In fact, the Duchess loves it so much that in 2014, she named her lifestyle blog, "a hub for the discerning palate", after it. On The Tig, she wrote: "Several years ago, I had a sip of wine called Tignanello (pronounced 'teen-ya-nello')...
"Suddenly I understood what people meant by the body, legs, structure of wine. It was an ah-ha moment at its finest. For me, it became a Tig moment - a moment of getting it."
And a few years back, Alex Ferguson - a noted wine collector - admitted to being a fan, explaining that Chelsea owner Roman Abramovich once sent him a case of Tignanello.
So what is it about the wine that's got the rich and famous in a flutter?
Tignanello is what's known as a Super Tuscan. According to the website Wine Folly, the term was coined in the 80s to describe a red blend from Tuscany. The main component of a Super Tuscan is that it uses non-native Italian grapes, previously frowned upon. Often, a sangiovese will be mixed with a cabernet sauvignon, merlot, syrah or cabernet franc.
David Way, a spokesperson at the Wine & Spirit Education Trust, notes that Tignanello was the first of this new breed - it was first produced in 1970 by the Antinori house that has been making wine since the 14th century. It was the first sangiovese to be aged in French barriques (small barrels, rather than large oak casks traditional in Tuscany); the first to be blended with French grapes; and the first to not include white grapes (previously compulsory in Tuscan blends).

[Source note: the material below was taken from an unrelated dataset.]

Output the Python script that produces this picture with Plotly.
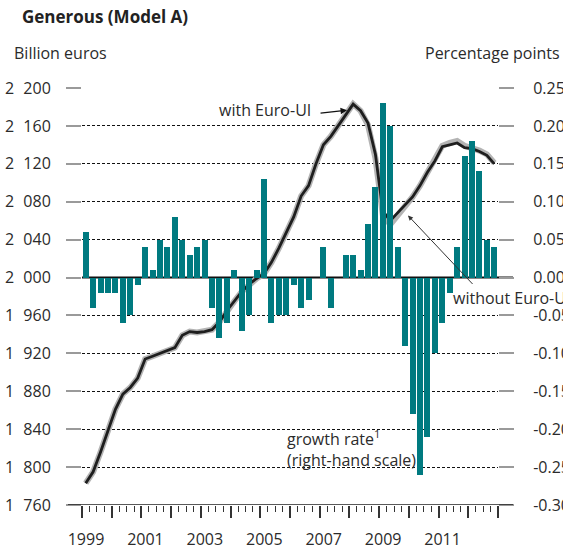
import plotly.graph_objects as go

# ---------------- data ----------------
years = list(range(1999, 2013))
quarters = [f"{y}Q{q}" for y in years for q in range(1, 5)]

growth_rate = [
    0.06, -0.04, -0.02, -0.02,   # 1999
    -0.02, -0.06, -0.05, -0.01,  # 2000
    0.04, 0.01, 0.05, 0.04,      # 2001
    0.08, 0.05, 0.03, 0.04,      # 2002
    0.05, -0.04, -0.08, -0.06,   # 2003
    0.01, -0.07, -0.05, 0.01,    # 2004
    0.13, -0.06, -0.05, -0.05,   # 2005
    -0.01, -0.04, -0.03, 0.00,   # 2006
    0.04, -0.04, 0.00, 0.03,     # 2007
    0.03, 0.01, 0.07, 0.12,      # 2008
    0.23, 0.20, 0.04, -0.09,     # 2009
    -0.18, -0.26, -0.21, -0.10,  # 2010
    -0.06, -0.02, 0.04, 0.16,    # 2011
    0.18, 0.14, 0.05, 0.04,      # 2012
]

with_euro_ui = [
    1783, 1795, 1816, 1839,
    1861, 1877, 1884, 1894,
    1914, 1917, 1920, 1923,
    1926, 1939, 1943, 1942,
    1943, 1945, 1953, 1965,
    1975, 1985, 1993, 1999,
    2004, 2016, 2031, 2047,
    2064, 2086, 2097, 2120,
    2140, 2149, 2160, 2172,
    2183, 2176, 2163, 2130,
    2070, 2060, 2068, 2077,
    2085, 2097, 2111, 2123,
    2138, 2140, 2142, 2137,
    2136, 2133, 2129, 2120,
]

without_euro_ui = [
    1783, 1795, 1816, 1839,
    1861, 1877, 1884, 1894,
    1914, 1917, 1920, 1923,
    1926, 1939, 1943, 1942,
    1943, 1945, 1953, 1965,
    1975, 1985, 1993, 1999,
    2004, 2016, 2031, 2047,
    2064, 2086, 2097, 2120,
    2140, 2149, 2160, 2172,
    2183, 2176, 2161, 2126,
    2066, 2056, 2065, 2076,
    2085, 2097, 2111, 2124,
    2139, 2142, 2144, 2139,
    2137, 2134, 2130, 2121,
]

left_ticks = list(range(1760, 2201, 40))
left_ticktext = [f"{v // 1000}\u2007{v % 1000:03d}" for v in left_ticks]
right_ticks = [round(-0.30 + 0.05 * i, 2) for i in range(12)]
right_ticktext = [f"{v:.2f}" if v >= 0 else f"-{abs(v):.2f}" for v in right_ticks]
x_tickvals = list(range(1999, 2014))
x_ticktext = [str(y) if (y % 2 == 1 and y < 2013) else "" for y in x_tickvals]

# quarter mid-points on a numeric year axis
xq = [y + (q - 0.5) / 4 for y in years for q in range(1, 5)]

FONT = "Open Sans"
TEXT = "#2b2b2b"
TEAL = "#007a80"

fig = go.Figure()
fig.add_trace(go.Bar(x=xq, y=growth_rate, yaxis="y2", marker_color=TEAL,
                     marker_line_width=0, width=0.2, showlegend=False))
fig.add_trace(go.Scatter(x=xq, y=without_euro_ui, mode="lines",
                         line=dict(color="#b4b4b4", width=6), showlegend=False))
fig.add_trace(go.Scatter(x=xq, y=with_euro_ui, mode="lines",
                         line=dict(color="#1e1e1e", width=2.8), showlegend=False))

W, H = 563, 551
L, R, T, B = 82, 65, 88, 46
pw = W - L - R
ph = H - T - B

def px(x):
    return (x - L) / pw

def py(y):
    return 1 - (y - T) / ph

fig.update_layout(
    width=W, height=H,
    margin=dict(l=L, r=R, t=T, b=B, autoexpand=False),
    paper_bgcolor="white", plot_bgcolor="white",
    font=dict(family=FONT, size=16, color=TEXT),
    bargap=0,
    xaxis=dict(
        range=[1999, 2013], tickmode="array", tickvals=x_tickvals, ticktext=x_ticktext,
        ticks="outside", ticklen=12, tickwidth=1.5, tickcolor="#333",
        ticklabelshift=4, ticklabelstandoff=8, automargin=False,
        minor=dict(ticks="outside", ticklen=6, tickwidth=1, tickcolor="#333",
                   tickmode="linear", tick0=1999, dtick=0.25, showgrid=False),
        showgrid=False, zeroline=False, showline=False,
        tickfont=dict(size=16, color=TEXT),
    ),
    yaxis=dict(
        range=[1760, 2200], tickmode="array", tickvals=left_ticks, ticktext=left_ticktext,
        ticks="outside", ticklen=15, tickwidth=2, tickcolor="#9a9a9a",
        ticklabelstandoff=12, automargin=False,
        showgrid=True, gridcolor="#111", gridwidth=1, griddash="3px,2px",
        zeroline=False, showline=False, tickfont=dict(size=16, color=TEXT),
    ),
    yaxis2=dict(
        range=[-0.30, 0.25], overlaying="y", side="right", tickmode="array",
        tickvals=right_ticks, ticktext=right_ticktext,
        ticks="outside", ticklen=15, tickwidth=2, tickcolor="#9a9a9a",
        ticklabelstandoff=16, automargin=False,
        showgrid=False, zeroline=False, showline=False,
        tickfont=dict(size=16, color=TEXT),
    ),
    shapes=[
        # zero line of the bar scale
        dict(type="line", xref="paper", yref="y2", x0=0, x1=px(513), y0=0, y1=0,
             line=dict(color="#111", width=2), layer="between"),
        # x-axis base line
        dict(type="line", xref="paper", yref="y", x0=px(68), x1=px(513), y0=1760, y1=1760,
             line=dict(color="#222", width=1.5), layer="above"),
    ],
    annotations=[
        dict(text="<b>Generous (Model A)</b>", xref="paper", yref="paper",
             x=px(20), y=py(17), xanchor="left", yanchor="middle",
             showarrow=False, font=dict(size=17, color="#222")),
        dict(text="Billion euros", xref="paper", yref="paper",
             x=px(12), y=py(53), xanchor="left", yanchor="middle",
             showarrow=False, font=dict(size=16, color=TEXT)),
        dict(text="Percentage points", xref="paper", yref="paper",
             x=px(562), y=py(53), xanchor="right", yanchor="middle",
             showarrow=False, font=dict(size=16, color=TEXT)),
        # with Euro-UI
        dict(text="with Euro-UI", xref="paper", yref="paper",
             x=px(313), y=py(110), xanchor="right", yanchor="middle",
             showarrow=False, font=dict(size=16, color=TEXT)),
        dict(text="", x=2007.92, y=2176.5, xref="x", yref="y", showarrow=True,
             ax=-28, ay=3, arrowhead=2, arrowsize=1, arrowwidth=1.3, arrowcolor="#111"),
        # without Euro-UI
        dict(text="without Euro-UI", xref="paper", yref="paper",
             x=px(451), y=py(298), xanchor="left", yanchor="middle",
             showarrow=False, font=dict(size=16, color=TEXT)),
        dict(text="", x=2009.97, y=2065.5, xref="x", yref="y", showarrow=True,
             ax=66, ay=70, arrowhead=2, arrowsize=1, arrowwidth=1, arrowcolor="#333"),
        # growth rate label
        dict(text="growth rate<sup>1</sup>", xref="paper", yref="paper",
             x=px(285), y=py(438), xanchor="left", yanchor="middle",
             showarrow=False, font=dict(size=16, color=TEXT)),
        dict(text="(right-hand scale)", xref="paper", yref="paper",
             x=px(285), y=py(460), xanchor="left", yanchor="middle",
             showarrow=False, font=dict(size=16, color=TEXT)),
    ],
)

fig.write_html("out.html", config={"displayModeBar": False},
               post_script="document.body.style.margin='0';document.body.style.overflow='hidden';")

Tignanello typically uses a blend of 80pc sangiovese, 15pc cabernet sauvignon and five per cent cabernet franc. Prices begin at around €85, although it has considerable secondary market value. It does well on Liv Ex, a global marketplace for the wine trade, and is on their top 1,000 wines index.
Flavour-wise, "it has a classic sour cherry and rust tang underneath some earthy, spicy black fruit," explains Arthur Verdin, Buyer, Finance and Operations Manager at The Sampler Wine Merchant. "It's long-lasting. For example, the 1985 is drinking very well now. For a Super Tuscan, it's quite cheap, but obviously pretty expensive in of itself."
The addition of the French grapes offers notes of blackcurrant and redcurrant. Nicolas Belfrage, author of The Finest Wines of Tuscany and Central Italy, noted unexpected aromas of brambly fruits and a "thick and concentrated, dark chocolate and coffee grounds" palate.
If you've got your hands on a bottle and are wondering what to pair it with, Verdin suggests red meat, in particular Italian dishes like osso bucco or roast lamb, as it "cuts through the richness".
Finally, a word of warning. One wine expert I spoke to described Tignanello as "a bit of a status symbol. It's the personalised number plate of wine. A bit flash".
So, best to think twice before gifting a bottle.